======== Supplied material ========

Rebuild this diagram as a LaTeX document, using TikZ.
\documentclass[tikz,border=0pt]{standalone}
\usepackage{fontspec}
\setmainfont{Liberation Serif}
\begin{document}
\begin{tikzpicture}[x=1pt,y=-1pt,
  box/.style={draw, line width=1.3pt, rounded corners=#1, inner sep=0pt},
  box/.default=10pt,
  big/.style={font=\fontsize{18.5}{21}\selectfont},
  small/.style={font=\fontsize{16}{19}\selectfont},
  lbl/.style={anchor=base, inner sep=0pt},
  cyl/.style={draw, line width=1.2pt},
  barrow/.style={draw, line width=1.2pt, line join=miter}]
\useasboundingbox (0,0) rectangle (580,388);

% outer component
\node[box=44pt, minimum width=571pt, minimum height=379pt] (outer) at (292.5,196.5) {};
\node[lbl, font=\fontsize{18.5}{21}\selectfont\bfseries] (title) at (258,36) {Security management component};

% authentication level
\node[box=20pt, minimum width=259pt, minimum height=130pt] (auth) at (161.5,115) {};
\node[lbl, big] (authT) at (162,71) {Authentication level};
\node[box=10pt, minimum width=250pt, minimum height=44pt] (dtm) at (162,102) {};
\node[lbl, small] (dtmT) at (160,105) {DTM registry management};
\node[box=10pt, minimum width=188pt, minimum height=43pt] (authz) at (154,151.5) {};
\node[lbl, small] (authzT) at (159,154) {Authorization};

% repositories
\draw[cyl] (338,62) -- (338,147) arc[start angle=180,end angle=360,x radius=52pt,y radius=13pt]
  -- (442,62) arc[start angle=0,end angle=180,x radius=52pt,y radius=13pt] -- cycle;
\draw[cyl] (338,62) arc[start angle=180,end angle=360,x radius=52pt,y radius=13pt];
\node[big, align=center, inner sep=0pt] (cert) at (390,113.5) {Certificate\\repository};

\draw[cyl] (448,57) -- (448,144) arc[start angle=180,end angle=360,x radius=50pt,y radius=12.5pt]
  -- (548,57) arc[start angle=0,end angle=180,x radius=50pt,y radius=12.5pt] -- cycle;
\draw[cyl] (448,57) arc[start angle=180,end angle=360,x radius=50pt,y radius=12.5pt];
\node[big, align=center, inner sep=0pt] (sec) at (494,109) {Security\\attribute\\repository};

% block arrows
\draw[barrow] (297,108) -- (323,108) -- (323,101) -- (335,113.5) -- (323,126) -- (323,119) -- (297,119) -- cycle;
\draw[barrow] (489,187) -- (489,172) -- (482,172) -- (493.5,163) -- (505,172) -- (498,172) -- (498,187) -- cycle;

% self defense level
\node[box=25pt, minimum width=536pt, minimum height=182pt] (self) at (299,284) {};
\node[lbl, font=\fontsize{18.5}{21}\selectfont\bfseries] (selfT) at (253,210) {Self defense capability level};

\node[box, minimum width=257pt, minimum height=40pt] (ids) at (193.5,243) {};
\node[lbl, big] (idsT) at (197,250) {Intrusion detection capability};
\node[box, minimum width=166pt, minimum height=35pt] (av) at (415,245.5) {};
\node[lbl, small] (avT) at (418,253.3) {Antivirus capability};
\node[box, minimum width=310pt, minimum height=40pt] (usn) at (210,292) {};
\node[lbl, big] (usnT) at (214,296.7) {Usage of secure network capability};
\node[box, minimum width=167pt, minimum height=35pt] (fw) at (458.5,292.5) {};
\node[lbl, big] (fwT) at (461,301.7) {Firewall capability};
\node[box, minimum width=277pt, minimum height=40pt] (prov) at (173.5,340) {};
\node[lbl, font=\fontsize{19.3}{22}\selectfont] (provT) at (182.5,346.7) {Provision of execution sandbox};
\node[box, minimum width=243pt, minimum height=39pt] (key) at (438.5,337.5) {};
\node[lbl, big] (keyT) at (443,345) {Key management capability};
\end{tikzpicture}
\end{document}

========

▶ **Exercise details**
Restate the whole listing exactly.

▶ **Solution to this problem**
Rebuild this diagram as a LaTeX document, using TikZ.
\documentclass[tikz,border=0pt]{standalone}
\usepackage{fontspec}
\setmainfont{Liberation Serif}
\begin{document}
\begin{tikzpicture}[x=1pt,y=-1pt,
  box/.style={draw, line width=1.3pt, rounded corners=#1, inner sep=0pt},
  box/.default=10pt,
  big/.style={font=\fontsize{18.5}{21}\selectfont},
  small/.style={font=\fontsize{16}{19}\selectfont},
  lbl/.style={anchor=base, inner sep=0pt},
  cyl/.style={draw, line width=1.2pt},
  barrow/.style={draw, line width=1.2pt, line join=miter}]
\useasboundingbox (0,0) rectangle (580,388);

% outer component
\node[box=44pt, minimum width=571pt, minimum height=379pt] (outer) at (292.5,196.5) {};
\node[lbl, font=\fontsize{18.5}{21}\selectfont\bfseries] (title) at (258,36) {Security management component};

% authentication level
\node[box=20pt, minimum width=259pt, minimum height=130pt] (auth) at (161.5,115) {};
\node[lbl, big] (authT) at (162,71) {Authentication level};
\node[box=10pt, minimum width=250pt, minimum height=44pt] (dtm) at (162,102) {};
\node[lbl, small] (dtmT) at (160,105) {DTM registry management};
\node[box=10pt, minimum width=188pt, minimum height=43pt] (authz) at (154,151.5) {};
\node[lbl, small] (authzT) at (159,154) {Authorization};

% repositories
\draw[cyl] (338,62) -- (338,147) arc[start angle=180,end angle=360,x radius=52pt,y radius=13pt]
  -- (442,62) arc[start angle=0,end angle=180,x radius=52pt,y radius=13pt] -- cycle;
\draw[cyl] (338,62) arc[start angle=180,end angle=360,x radius=52pt,y radius=13pt];
\node[big, align=center, inner sep=0pt] (cert) at (390,113.5) {Certificate\\repository};

\draw[cyl] (448,57) -- (448,144) arc[start angle=180,end angle=360,x radius=50pt,y radius=12.5pt]
  -- (548,57) arc[start angle=0,end angle=180,x radius=50pt,y radius=12.5pt] -- cycle;
\draw[cyl] (448,57) arc[start angle=180,end angle=360,x radius=50pt,y radius=12.5pt];
\node[big, align=center, inner sep=0pt] (sec) at (494,109) {Security\\attribute\\repository};

% block arrows
\draw[barrow] (297,108) -- (323,108) -- (323,101) -- (335,113.5) -- (323,126) -- (323,119) -- (297,119) -- cycle;
\draw[barrow] (489,187) -- (489,172) -- (482,172) -- (493.5,163) -- (505,172) -- (498,172) -- (498,187) -- cycle;

% self defense level
\node[box=25pt, minimum width=536pt, minimum height=182pt] (self) at (299,284) {};
\node[lbl, font=\fontsize{18.5}{21}\selectfont\bfseries] (selfT) at (253,210) {Self defense capability level};

\node[box, minimum width=257pt, minimum height=40pt] (ids) at (193.5,243) {};
\node[lbl, big] (idsT) at (197,250) {Intrusion detection capability};
\node[box, minimum width=166pt, minimum height=35pt] (av) at (415,245.5) {};
\node[lbl, small] (avT) at (418,253.3) {Antivirus capability};
\node[box, minimum width=310pt, minimum height=40pt] (usn) at (210,292) {};
\node[lbl, big] (usnT) at (214,296.7) {Usage of secure network capability};
\node[box, minimum width=167pt, minimum height=35pt] (fw) at (458.5,292.5) {};
\node[lbl, big] (fwT) at (461,301.7) {Firewall capability};
\node[box, minimum width=277pt, minimum height=40pt] (prov) at (173.5,340) {};
\node[lbl, font=\fontsize{19.3}{22}\selectfont] (provT) at (182.5,346.7) {Provision of execution sandbox};
\node[box, minimum width=243pt, minimum height=39pt] (key) at (438.5,337.5) {};
\node[lbl, big] (keyT) at (443,345) {Key management capability};
\end{tikzpicture}
\end{document}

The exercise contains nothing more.